◆ TASK REQUIREMENTS
Leave out the pictures and repeat exactly the lines between the one containing "Reproduce this chart" and the one containing "Chart.register(...registerables);", inclusive.

◆ RECORD SET
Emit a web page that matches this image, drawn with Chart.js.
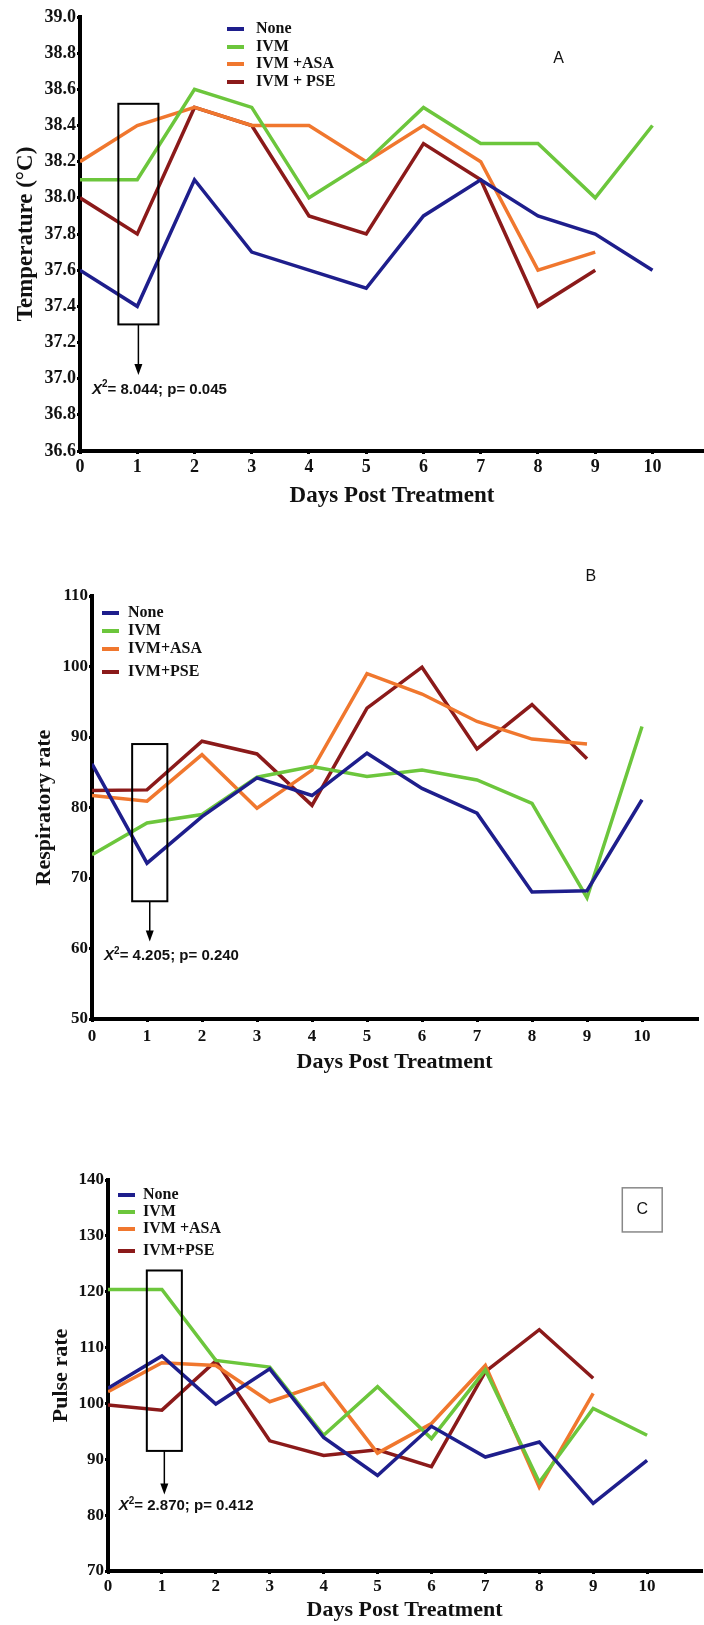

...

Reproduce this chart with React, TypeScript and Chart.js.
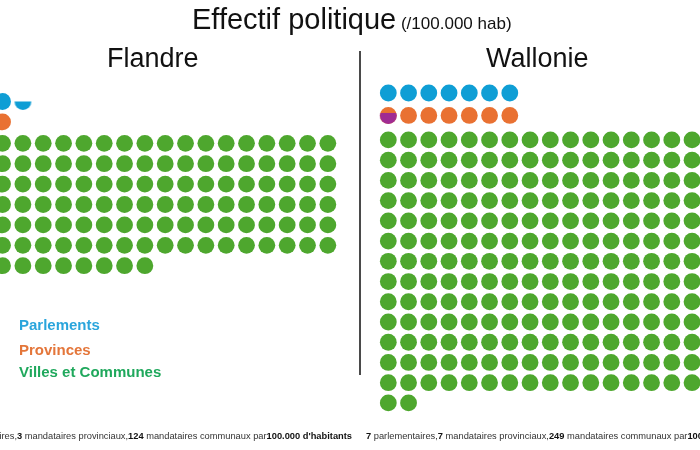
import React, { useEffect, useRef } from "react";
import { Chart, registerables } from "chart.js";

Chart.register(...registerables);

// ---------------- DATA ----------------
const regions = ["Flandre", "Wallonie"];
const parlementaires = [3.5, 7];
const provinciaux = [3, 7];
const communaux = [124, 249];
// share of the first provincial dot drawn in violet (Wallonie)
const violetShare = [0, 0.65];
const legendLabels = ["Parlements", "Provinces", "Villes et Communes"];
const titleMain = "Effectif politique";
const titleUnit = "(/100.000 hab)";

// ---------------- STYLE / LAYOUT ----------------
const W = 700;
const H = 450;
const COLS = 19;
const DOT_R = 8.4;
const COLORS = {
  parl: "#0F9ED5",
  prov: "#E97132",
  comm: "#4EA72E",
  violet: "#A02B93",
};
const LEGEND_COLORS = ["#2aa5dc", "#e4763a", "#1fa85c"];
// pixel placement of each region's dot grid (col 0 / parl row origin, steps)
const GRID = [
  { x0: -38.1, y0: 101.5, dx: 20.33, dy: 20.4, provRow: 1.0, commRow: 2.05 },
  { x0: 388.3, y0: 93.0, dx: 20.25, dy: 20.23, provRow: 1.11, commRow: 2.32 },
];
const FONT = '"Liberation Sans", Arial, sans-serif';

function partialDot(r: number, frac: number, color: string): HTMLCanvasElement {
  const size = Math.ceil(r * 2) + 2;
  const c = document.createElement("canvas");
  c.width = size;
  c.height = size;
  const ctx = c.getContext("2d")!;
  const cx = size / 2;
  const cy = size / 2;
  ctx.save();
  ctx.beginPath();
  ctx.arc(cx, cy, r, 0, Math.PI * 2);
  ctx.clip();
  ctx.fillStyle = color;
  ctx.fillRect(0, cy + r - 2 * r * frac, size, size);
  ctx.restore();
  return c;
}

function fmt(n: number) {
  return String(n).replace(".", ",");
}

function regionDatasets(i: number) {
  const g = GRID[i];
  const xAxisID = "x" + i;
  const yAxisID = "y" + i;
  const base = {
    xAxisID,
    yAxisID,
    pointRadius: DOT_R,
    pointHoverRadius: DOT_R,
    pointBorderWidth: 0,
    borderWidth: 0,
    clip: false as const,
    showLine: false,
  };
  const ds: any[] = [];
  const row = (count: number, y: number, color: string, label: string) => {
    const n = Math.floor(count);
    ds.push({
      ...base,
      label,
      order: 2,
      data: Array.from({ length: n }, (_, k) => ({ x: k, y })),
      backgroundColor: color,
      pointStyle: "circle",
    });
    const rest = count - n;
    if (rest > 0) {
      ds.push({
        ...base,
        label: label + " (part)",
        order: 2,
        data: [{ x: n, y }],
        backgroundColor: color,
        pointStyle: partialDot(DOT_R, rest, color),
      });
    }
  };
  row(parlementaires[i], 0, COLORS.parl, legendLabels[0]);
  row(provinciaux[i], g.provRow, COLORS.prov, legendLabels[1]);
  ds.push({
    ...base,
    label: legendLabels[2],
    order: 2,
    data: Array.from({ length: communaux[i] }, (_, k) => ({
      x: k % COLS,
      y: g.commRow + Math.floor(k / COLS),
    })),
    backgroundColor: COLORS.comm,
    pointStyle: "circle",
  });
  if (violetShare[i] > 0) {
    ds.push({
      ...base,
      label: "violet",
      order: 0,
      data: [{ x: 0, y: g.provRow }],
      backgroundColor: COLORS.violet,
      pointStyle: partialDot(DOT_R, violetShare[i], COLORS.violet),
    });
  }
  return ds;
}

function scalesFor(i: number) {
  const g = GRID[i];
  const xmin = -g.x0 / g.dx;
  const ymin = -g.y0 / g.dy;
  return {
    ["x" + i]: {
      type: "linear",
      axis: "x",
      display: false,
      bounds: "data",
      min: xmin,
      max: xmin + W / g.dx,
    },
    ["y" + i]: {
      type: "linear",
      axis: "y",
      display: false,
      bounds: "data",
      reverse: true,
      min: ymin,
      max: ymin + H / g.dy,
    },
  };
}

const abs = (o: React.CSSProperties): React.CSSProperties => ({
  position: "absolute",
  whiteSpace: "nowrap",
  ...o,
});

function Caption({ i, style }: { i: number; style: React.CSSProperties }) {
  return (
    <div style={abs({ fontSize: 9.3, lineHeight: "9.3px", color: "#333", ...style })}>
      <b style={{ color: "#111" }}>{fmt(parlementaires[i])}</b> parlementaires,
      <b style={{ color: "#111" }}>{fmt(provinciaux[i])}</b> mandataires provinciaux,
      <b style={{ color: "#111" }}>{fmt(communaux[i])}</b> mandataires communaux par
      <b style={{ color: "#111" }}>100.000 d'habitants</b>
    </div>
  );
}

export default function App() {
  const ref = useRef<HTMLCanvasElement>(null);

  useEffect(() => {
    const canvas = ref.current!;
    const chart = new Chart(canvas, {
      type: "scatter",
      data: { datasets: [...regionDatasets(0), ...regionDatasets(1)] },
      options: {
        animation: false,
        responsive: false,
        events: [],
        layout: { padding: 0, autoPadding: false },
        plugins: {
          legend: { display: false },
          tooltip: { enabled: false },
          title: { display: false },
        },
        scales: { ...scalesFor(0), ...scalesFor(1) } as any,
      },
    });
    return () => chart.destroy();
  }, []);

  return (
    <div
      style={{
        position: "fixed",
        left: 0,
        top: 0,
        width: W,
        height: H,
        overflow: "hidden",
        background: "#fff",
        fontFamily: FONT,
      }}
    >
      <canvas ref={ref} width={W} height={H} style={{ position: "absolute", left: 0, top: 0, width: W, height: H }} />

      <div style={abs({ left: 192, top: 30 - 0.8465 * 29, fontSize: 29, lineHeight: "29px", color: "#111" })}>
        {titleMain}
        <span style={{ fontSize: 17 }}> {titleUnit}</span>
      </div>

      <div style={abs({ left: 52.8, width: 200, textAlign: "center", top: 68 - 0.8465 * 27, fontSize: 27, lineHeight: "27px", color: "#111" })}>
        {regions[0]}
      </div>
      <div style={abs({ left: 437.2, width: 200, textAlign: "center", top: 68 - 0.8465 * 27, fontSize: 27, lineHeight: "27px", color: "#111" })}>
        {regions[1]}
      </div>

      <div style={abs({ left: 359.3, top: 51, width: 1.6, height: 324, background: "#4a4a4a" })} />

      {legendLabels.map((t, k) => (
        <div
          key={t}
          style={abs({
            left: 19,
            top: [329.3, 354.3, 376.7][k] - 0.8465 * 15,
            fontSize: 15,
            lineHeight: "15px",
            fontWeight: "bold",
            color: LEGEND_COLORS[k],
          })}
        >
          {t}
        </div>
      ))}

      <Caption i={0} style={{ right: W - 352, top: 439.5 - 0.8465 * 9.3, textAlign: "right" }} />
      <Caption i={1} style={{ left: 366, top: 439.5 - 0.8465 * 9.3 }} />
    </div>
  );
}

◆ OUTPUT BELOW
Reproduce this chart with React, TypeScript and Chart.js.
import React, { useEffect, useRef } from "react";
import { Chart, registerables } from "chart.js";

Chart.register(...registerables);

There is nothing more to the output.